Task instructions: Using the material below, repeat exactly the lines from the one with "Write the React, TypeScript" through the one with "const TIME_STEP = 15.07;", ends included, without any images.

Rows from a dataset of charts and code

--*--

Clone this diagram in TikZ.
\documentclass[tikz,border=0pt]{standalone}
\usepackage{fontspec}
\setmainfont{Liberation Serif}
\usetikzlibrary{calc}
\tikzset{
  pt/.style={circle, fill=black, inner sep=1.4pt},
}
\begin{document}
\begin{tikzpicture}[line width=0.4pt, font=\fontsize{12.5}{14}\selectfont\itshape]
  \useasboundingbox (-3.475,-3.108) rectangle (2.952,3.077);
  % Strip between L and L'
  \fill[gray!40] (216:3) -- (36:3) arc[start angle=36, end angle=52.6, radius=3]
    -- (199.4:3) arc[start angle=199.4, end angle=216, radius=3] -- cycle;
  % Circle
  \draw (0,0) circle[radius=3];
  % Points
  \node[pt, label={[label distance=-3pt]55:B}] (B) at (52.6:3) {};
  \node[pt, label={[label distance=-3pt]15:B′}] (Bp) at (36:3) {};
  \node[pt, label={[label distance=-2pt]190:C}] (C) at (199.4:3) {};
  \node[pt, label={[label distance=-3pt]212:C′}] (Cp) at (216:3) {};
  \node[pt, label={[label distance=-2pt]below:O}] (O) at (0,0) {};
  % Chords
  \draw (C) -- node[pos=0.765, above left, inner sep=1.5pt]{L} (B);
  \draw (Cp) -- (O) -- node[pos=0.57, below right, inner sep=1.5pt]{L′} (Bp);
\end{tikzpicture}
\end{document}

--*--

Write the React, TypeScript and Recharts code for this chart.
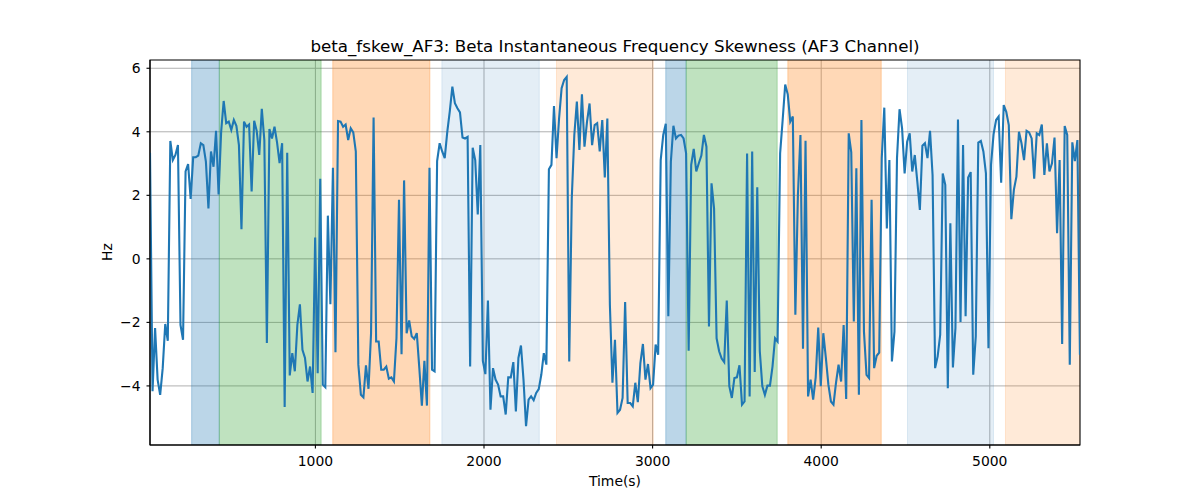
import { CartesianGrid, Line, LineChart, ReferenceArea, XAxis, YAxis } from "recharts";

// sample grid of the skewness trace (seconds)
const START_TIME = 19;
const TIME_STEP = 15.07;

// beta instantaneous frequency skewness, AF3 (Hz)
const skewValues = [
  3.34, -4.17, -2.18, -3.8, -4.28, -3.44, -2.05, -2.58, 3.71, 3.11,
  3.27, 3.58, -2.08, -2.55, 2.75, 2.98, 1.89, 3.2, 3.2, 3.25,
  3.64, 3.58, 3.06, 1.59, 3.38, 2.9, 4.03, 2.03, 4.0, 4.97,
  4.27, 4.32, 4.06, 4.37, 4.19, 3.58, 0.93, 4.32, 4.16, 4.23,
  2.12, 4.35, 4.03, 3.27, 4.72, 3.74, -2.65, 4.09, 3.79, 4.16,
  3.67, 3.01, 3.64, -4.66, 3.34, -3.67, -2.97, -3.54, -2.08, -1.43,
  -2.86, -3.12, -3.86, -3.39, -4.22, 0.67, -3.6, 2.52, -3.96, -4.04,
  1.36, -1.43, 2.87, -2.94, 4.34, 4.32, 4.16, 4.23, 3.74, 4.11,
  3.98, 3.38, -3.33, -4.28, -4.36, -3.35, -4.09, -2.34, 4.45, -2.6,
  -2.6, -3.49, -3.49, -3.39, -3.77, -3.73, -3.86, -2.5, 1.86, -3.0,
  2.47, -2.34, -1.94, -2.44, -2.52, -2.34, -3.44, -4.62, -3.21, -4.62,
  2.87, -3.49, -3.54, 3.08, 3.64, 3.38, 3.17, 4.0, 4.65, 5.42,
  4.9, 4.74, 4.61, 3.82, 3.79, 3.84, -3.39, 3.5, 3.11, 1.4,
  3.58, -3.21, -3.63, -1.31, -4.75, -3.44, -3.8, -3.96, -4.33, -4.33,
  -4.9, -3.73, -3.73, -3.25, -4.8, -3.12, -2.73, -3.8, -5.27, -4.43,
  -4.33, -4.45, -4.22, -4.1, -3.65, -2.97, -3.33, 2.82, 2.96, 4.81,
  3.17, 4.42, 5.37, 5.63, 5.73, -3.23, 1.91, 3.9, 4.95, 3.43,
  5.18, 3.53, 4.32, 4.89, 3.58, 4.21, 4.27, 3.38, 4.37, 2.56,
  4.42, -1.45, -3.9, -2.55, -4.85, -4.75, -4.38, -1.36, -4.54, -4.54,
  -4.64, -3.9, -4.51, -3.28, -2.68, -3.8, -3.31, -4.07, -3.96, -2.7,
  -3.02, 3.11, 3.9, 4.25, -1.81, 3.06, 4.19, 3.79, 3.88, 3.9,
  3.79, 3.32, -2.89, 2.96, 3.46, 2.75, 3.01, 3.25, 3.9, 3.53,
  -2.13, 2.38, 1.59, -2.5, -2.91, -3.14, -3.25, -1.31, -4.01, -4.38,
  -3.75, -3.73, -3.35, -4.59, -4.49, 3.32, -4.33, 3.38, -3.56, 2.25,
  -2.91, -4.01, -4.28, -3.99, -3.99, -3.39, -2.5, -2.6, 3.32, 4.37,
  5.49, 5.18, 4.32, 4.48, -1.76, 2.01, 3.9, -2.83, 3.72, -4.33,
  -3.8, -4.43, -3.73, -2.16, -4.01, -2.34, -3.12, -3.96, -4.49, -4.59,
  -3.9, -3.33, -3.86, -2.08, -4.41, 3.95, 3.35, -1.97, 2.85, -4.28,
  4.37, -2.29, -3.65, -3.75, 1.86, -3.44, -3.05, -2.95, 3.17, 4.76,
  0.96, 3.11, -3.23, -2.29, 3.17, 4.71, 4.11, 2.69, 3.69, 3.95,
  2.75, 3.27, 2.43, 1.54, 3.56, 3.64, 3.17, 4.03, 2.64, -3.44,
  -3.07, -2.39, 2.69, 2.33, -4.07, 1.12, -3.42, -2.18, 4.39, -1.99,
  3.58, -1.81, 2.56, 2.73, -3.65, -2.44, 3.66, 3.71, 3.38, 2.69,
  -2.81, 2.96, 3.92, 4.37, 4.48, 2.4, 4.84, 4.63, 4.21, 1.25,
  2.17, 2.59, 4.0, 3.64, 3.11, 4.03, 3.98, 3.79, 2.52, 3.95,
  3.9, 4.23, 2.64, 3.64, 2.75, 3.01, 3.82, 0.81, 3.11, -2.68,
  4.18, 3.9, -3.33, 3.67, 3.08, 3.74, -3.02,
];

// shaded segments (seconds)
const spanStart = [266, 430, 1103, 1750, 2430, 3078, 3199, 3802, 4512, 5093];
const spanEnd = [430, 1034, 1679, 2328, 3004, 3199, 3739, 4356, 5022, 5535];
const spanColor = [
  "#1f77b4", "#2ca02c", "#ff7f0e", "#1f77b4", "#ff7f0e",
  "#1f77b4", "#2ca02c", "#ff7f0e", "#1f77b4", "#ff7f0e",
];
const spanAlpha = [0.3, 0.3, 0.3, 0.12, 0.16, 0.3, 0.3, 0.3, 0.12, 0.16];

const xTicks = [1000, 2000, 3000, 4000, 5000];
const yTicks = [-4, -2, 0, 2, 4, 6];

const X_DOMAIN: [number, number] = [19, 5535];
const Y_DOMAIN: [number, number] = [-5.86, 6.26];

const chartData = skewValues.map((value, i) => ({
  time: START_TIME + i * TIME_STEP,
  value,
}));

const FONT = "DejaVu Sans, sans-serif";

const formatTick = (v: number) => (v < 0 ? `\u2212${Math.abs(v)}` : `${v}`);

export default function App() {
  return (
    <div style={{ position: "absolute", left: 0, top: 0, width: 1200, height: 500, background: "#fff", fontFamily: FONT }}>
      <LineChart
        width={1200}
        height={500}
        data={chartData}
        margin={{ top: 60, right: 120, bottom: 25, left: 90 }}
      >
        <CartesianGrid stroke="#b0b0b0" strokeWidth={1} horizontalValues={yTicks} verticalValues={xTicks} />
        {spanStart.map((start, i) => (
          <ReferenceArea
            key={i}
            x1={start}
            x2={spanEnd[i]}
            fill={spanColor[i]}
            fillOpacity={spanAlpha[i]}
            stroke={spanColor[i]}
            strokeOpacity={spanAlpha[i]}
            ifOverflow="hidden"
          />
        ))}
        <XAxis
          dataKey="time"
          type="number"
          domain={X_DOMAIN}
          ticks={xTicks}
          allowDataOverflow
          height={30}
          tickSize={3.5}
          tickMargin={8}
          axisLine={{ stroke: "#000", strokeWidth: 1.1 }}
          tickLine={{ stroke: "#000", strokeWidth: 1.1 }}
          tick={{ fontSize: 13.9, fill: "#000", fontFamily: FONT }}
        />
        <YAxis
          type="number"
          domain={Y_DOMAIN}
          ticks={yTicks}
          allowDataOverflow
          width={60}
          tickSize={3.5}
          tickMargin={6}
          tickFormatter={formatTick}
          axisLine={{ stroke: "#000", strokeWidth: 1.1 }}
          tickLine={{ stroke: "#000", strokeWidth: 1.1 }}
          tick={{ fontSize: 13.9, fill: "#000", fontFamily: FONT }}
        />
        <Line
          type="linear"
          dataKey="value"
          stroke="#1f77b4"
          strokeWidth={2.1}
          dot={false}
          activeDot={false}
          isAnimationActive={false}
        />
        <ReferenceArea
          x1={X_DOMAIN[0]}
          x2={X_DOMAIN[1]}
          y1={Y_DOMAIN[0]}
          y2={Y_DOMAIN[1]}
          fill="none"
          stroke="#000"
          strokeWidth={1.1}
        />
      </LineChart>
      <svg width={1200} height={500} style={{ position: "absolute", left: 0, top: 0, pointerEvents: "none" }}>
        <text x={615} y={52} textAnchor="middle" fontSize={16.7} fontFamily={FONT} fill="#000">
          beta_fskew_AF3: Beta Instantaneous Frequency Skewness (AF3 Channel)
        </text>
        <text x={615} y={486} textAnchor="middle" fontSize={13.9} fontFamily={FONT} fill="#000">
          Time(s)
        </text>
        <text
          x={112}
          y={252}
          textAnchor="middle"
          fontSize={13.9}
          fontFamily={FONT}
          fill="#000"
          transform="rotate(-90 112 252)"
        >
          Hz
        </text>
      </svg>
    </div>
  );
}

--*--

Problem solution:
Write the React, TypeScript and Recharts code for this chart.
import { CartesianGrid, Line, LineChart, ReferenceArea, XAxis, YAxis } from "recharts";

// sample grid of the skewness trace (seconds)
const START_TIME = 19;
const TIME_STEP = 15.07;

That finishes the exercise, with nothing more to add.